_DATA BLOCK_.
********************

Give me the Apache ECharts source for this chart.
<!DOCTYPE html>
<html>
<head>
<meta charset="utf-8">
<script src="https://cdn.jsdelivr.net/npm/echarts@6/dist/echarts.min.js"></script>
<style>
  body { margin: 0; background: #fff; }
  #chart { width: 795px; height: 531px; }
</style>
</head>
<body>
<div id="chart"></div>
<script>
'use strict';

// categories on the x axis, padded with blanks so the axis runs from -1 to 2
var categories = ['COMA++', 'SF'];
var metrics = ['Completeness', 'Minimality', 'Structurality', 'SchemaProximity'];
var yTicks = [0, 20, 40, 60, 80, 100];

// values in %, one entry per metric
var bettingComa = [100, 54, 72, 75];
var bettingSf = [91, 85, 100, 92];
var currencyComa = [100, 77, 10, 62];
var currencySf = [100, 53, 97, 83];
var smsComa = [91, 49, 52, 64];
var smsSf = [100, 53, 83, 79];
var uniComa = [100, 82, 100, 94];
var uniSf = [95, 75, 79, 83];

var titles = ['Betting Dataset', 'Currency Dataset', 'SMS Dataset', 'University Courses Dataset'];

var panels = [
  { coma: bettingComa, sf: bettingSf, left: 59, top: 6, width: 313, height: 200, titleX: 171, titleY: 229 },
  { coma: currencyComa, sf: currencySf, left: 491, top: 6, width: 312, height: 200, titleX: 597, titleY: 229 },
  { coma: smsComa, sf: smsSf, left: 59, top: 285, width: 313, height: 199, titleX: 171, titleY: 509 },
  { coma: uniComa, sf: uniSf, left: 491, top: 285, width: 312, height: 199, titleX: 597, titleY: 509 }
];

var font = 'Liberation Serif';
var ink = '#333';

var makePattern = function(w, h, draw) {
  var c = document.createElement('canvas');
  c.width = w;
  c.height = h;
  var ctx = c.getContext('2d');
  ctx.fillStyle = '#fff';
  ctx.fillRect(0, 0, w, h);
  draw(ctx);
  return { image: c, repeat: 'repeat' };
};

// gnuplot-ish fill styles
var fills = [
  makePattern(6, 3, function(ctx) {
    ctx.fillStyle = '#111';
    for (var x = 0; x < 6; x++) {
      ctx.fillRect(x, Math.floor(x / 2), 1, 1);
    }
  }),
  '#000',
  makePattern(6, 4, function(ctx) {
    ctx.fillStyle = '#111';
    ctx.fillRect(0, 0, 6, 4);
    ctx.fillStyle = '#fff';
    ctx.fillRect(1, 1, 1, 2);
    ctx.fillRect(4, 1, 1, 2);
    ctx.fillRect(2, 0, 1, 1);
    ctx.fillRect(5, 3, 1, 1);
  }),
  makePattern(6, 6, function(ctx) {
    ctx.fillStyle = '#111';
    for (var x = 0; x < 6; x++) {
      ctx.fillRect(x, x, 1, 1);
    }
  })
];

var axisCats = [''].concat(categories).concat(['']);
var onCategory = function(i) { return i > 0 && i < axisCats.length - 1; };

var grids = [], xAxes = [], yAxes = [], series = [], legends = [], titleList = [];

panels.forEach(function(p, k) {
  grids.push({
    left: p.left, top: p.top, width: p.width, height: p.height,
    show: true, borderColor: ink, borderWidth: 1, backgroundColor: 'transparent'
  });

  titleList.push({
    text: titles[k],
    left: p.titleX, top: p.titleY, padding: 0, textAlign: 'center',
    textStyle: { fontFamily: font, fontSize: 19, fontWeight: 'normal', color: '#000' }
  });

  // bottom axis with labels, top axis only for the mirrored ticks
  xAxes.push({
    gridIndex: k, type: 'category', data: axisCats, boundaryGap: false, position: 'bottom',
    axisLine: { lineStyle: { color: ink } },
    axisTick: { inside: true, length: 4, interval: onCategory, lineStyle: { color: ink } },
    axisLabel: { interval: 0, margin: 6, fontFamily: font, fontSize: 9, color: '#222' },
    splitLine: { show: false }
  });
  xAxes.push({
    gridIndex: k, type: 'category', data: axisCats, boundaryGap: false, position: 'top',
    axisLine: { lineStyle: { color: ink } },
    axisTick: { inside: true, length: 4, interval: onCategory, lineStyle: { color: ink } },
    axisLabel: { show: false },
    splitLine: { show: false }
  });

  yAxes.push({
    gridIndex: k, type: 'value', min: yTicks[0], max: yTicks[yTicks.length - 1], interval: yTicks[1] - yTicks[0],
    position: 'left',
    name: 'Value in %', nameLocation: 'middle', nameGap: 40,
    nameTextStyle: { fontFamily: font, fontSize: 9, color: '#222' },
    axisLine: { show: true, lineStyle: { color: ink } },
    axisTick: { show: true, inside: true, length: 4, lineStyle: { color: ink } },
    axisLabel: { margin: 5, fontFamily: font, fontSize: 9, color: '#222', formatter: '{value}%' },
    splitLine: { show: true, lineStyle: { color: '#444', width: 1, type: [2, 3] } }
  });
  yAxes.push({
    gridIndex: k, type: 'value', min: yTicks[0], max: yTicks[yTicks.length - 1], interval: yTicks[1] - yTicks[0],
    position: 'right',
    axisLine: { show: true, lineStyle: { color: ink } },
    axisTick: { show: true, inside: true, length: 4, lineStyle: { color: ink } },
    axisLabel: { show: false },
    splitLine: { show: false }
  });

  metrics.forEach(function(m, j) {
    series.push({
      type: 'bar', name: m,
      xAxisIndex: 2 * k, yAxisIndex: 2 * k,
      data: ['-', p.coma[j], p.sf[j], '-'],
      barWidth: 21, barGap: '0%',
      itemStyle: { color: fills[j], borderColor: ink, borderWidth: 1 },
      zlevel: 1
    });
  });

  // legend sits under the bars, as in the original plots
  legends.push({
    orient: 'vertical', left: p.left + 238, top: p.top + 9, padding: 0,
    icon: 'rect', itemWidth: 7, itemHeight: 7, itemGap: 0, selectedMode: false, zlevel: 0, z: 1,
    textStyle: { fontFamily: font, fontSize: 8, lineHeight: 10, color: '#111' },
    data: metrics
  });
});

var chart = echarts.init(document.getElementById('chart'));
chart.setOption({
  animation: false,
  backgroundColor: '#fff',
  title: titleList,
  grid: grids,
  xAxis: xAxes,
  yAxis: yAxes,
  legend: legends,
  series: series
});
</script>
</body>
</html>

********************

_PROBLEM_. Write out the whole listing exactly.

_ANSWER TO THE EXERCISE_.
Give me the Apache ECharts source for this chart.
<!DOCTYPE html>
<html>
<head>
<meta charset="utf-8">
<script src="https://cdn.jsdelivr.net/npm/echarts@6/dist/echarts.min.js"></script>
<style>
  body { margin: 0; background: #fff; }
  #chart { width: 795px; height: 531px; }
</style>
</head>
<body>
<div id="chart"></div>
<script>
'use strict';

// categories on the x axis, padded with blanks so the axis runs from -1 to 2
var categories = ['COMA++', 'SF'];
var metrics = ['Completeness', 'Minimality', 'Structurality', 'SchemaProximity'];
var yTicks = [0, 20, 40, 60, 80, 100];

// values in %, one entry per metric
var bettingComa = [100, 54, 72, 75];
var bettingSf = [91, 85, 100, 92];
var currencyComa = [100, 77, 10, 62];
var currencySf = [100, 53, 97, 83];
var smsComa = [91, 49, 52, 64];
var smsSf = [100, 53, 83, 79];
var uniComa = [100, 82, 100, 94];
var uniSf = [95, 75, 79, 83];

var titles = ['Betting Dataset', 'Currency Dataset', 'SMS Dataset', 'University Courses Dataset'];

var panels = [
  { coma: bettingComa, sf: bettingSf, left: 59, top: 6, width: 313, height: 200, titleX: 171, titleY: 229 },
  { coma: currencyComa, sf: currencySf, left: 491, top: 6, width: 312, height: 200, titleX: 597, titleY: 229 },
  { coma: smsComa, sf: smsSf, left: 59, top: 285, width: 313, height: 199, titleX: 171, titleY: 509 },
  { coma: uniComa, sf: uniSf, left: 491, top: 285, width: 312, height: 199, titleX: 597, titleY: 509 }
];

var font = 'Liberation Serif';
var ink = '#333';

var makePattern = function(w, h, draw) {
  var c = document.createElement('canvas');
  c.width = w;
  c.height = h;
  var ctx = c.getContext('2d');
  ctx.fillStyle = '#fff';
  ctx.fillRect(0, 0, w, h);
  draw(ctx);
  return { image: c, repeat: 'repeat' };
};

// gnuplot-ish fill styles
var fills = [
  makePattern(6, 3, function(ctx) {
    ctx.fillStyle = '#111';
    for (var x = 0; x < 6; x++) {
      ctx.fillRect(x, Math.floor(x / 2), 1, 1);
    }
  }),
  '#000',
  makePattern(6, 4, function(ctx) {
    ctx.fillStyle = '#111';
    ctx.fillRect(0, 0, 6, 4);
    ctx.fillStyle = '#fff';
    ctx.fillRect(1, 1, 1, 2);
    ctx.fillRect(4, 1, 1, 2);
    ctx.fillRect(2, 0, 1, 1);
    ctx.fillRect(5, 3, 1, 1);
  }),
  makePattern(6, 6, function(ctx) {
    ctx.fillStyle = '#111';
    for (var x = 0; x < 6; x++) {
      ctx.fillRect(x, x, 1, 1);
    }
  })
];

var axisCats = [''].concat(categories).concat(['']);
var onCategory = function(i) { return i > 0 && i < axisCats.length - 1; };

var grids = [], xAxes = [], yAxes = [], series = [], legends = [], titleList = [];

panels.forEach(function(p, k) {
  grids.push({
    left: p.left, top: p.top, width: p.width, height: p.height,
    show: true, borderColor: ink, borderWidth: 1, backgroundColor: 'transparent'
  });

  titleList.push({
    text: titles[k],
    left: p.titleX, top: p.titleY, padding: 0, textAlign: 'center',
    textStyle: { fontFamily: font, fontSize: 19, fontWeight: 'normal', color: '#000' }
  });

  // bottom axis with labels, top axis only for the mirrored ticks
  xAxes.push({
    gridIndex: k, type: 'category', data: axisCats, boundaryGap: false, position: 'bottom',
    axisLine: { lineStyle: { color: ink } },
    axisTick: { inside: true, length: 4, interval: onCategory, lineStyle: { color: ink } },
    axisLabel: { interval: 0, margin: 6, fontFamily: font, fontSize: 9, color: '#222' },
    splitLine: { show: false }
  });
  xAxes.push({
    gridIndex: k, type: 'category', data: axisCats, boundaryGap: false, position: 'top',
    axisLine: { lineStyle: { color: ink } },
    axisTick: { inside: true, length: 4, interval: onCategory, lineStyle: { color: ink } },
    axisLabel: { show: false },
    splitLine: { show: false }
  });

  yAxes.push({
    gridIndex: k, type: 'value', min: yTicks[0], max: yTicks[yTicks.length - 1], interval: yTicks[1] - yTicks[0],
    position: 'left',
    name: 'Value in %', nameLocation: 'middle', nameGap: 40,
    nameTextStyle: { fontFamily: font, fontSize: 9, color: '#222' },
    axisLine: { show: true, lineStyle: { color: ink } },
    axisTick: { show: true, inside: true, length: 4, lineStyle: { color: ink } },
    axisLabel: { margin: 5, fontFamily: font, fontSize: 9, color: '#222', formatter: '{value}%' },
    splitLine: { show: true, lineStyle: { color: '#444', width: 1, type: [2, 3] } }
  });
  yAxes.push({
    gridIndex: k, type: 'value', min: yTicks[0], max: yTicks[yTicks.length - 1], interval: yTicks[1] - yTicks[0],
    position: 'right',
    axisLine: { show: true, lineStyle: { color: ink } },
    axisTick: { show: true, inside: true, length: 4, lineStyle: { color: ink } },
    axisLabel: { show: false },
    splitLine: { show: false }
  });

  metrics.forEach(function(m, j) {
    series.push({
      type: 'bar', name: m,
      xAxisIndex: 2 * k, yAxisIndex: 2 * k,
      data: ['-', p.coma[j], p.sf[j], '-'],
      barWidth: 21, barGap: '0%',
      itemStyle: { color: fills[j], borderColor: ink, borderWidth: 1 },
      zlevel: 1
    });
  });

  // legend sits under the bars, as in the original plots
  legends.push({
    orient: 'vertical', left: p.left + 238, top: p.top + 9, padding: 0,
    icon: 'rect', itemWidth: 7, itemHeight: 7, itemGap: 0, selectedMode: false, zlevel: 0, z: 1,
    textStyle: { fontFamily: font, fontSize: 8, lineHeight: 10, color: '#111' },
    data: metrics
  });
});

var chart = echarts.init(document.getElementById('chart'));
chart.setOption({
  animation: false,
  backgroundColor: '#fff',
  title: titleList,
  grid: grids,
  xAxis: xAxes,
  yAxis: yAxes,
  legend: legends,
  series: series
});
</script>
</body>
</html>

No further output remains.